Tesla recently awarded Senior Vice President of Automotive, Tom Zhu, with over 520,000 stock options, a move that ties a significant portion of his compensation to the company’s long-term performance. This generous equity award was disclosed in a recent regulatory filing by the electric vehicle maker.
The award, as detailed in a Form 4 filing with the U.S. Securities and Exchange Commission, consists of 520,021 stock options with an exercise price of $435.80 per share. Zhu will not fully vest these options until March 5, 2031, meaning he must remain at Tesla for more than five years to realize the full benefit of the award. Given Tesla’s current stock price of around $445 to $450 per share, Zhu will only see gains in his equity award if the stock price experiences a significant rise over the years.
Despite this, Zhu’s stock award is already valued at over $230 million at today’s prices. If Tesla reaches the market cap targets outlined in Elon Musk’s 2025 CEO Performance Award, Zhu could potentially become a billionaire solely from this equity award.

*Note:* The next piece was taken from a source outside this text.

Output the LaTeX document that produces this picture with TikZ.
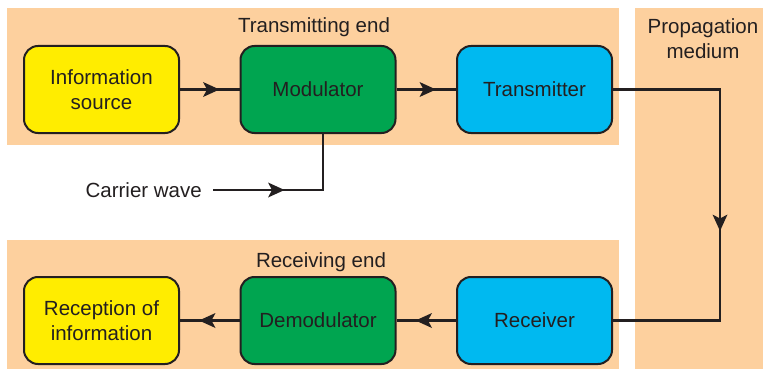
\documentclass[tikz,border=0pt]{standalone}
\usepackage{fontspec}
\setmainfont{Liberation Sans}
\usetikzlibrary{arrows.meta,decorations.markings}
\definecolor{band}{HTML}{FDD09E}
\definecolor{ylw}{HTML}{FFED00}
\definecolor{grn}{HTML}{00A550}
\definecolor{cyn}{HTML}{00B9F0}
\definecolor{ink}{HTML}{231F20}
\newcommand{\lblfont}{\fontsize{20.5pt}{25pt}\selectfont}
\tikzset{
  blk/.style={draw=ink, line width=2pt, rounded corners=14pt, minimum width=155pt,
    minimum height=87pt, align=center, font=\lblfont, text=ink, inner sep=0pt},
  lbl/.style={font=\lblfont, text=ink, align=center, inner sep=0pt},
  conn/.style={draw=ink, line width=2.5pt},
  tipat/.style={postaction={decorate}, decoration={markings,
    mark=at position #1 with {\fill[ink] (1.5,0) -- (-15,7.5) -- (-11,0) -- (-15,-7.5) -- cycle;}}},
}
\begin{document}
\begin{tikzpicture}[x=1pt,y=-1pt]
\useasboundingbox (0,0) rectangle (763,369);
\fill[white] (0,0) rectangle (763,369);
% bands
\fill[band] (7,8) rectangle (619,145);
\fill[band] (7,240) rectangle (619,369);
\fill[band] (635,8) rectangle (763,369);
% labels
\node[lbl] (tend) at (314,27) {Transmitting end};
\node[lbl] (rend) at (321,262) {Receiving end};
\node[lbl] (prop) at (703,39) {Propagation\\medium};
% blocks
\node[blk, fill=ylw] (info) at (101.5,89.5) {Information\\source};
\node[blk, fill=grn] (mod) at (318,89.5) {Modulator};
\node[blk, fill=cyn] (trans) at (534.5,89.5) {Transmitter};
\node[blk, fill=ylw] (recp) at (101.5,320.5) {Reception of\\information};
\node[blk, fill=grn] (demod) at (318,320.5) {Demodulator};
\node[blk, fill=cyn] (recv) at (534.5,320.5) {Receiver};
\node[lbl, anchor=east] (cw) at (202,190) {Carrier wave};
\coordinate (cws) at (213,190);
\coordinate (c1) at (720,89.5);
\coordinate (c2) at (720,320.5);
% connectors
\draw[conn, tipat=38pt] (info) -- (mod);
\draw[conn, tipat=38pt] (mod) -- (trans);
\draw[conn, tipat=39pt] (recv) -- (demod);
\draw[conn, tipat=39pt] (demod) -- (recp);
\draw[conn, tipat=70pt] (cws) -| ([xshift=5pt]mod.south);
\draw[conn, tipat=247pt] (trans.east) -- (c1) -- (c2) -- (recv.east);
\end{tikzpicture}
\end{document}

Zhu, who joined Tesla in April 2014, initially led the company’s Supercharger rollout in China before taking on the leadership of Tesla’s China business later that year. He played a crucial role in Tesla’s localization efforts in China, expanding retail and service networks, and overseeing the development of Gigafactory Shanghai. His efforts were instrumental in making China one of Tesla’s key markets and production hubs.
In 2023, Zhu was promoted to Senior Vice President of Automotive, becoming one of Tesla’s core global executives and expanding his influence beyond China. Known as the company’s problem solver, Zhu was tasked by Elon Musk to help ramp up vehicle production at Giga Texas.
Tesla’s decision to award Zhu with stock options signifies the company’s commitment to retaining and rewarding top talent as it embarks on its most ambitious phase yet. With Elon Musk’s vision for Tesla to become the world’s largest company by market cap and achieve unprecedented production levels, Zhu’s expertise and problem-solving skills will be invaluable in driving the company’s growth.
Overall, Tesla’s strategic move to secure its top talent through equity incentives reflects its determination to succeed in the rapidly evolving automotive industry.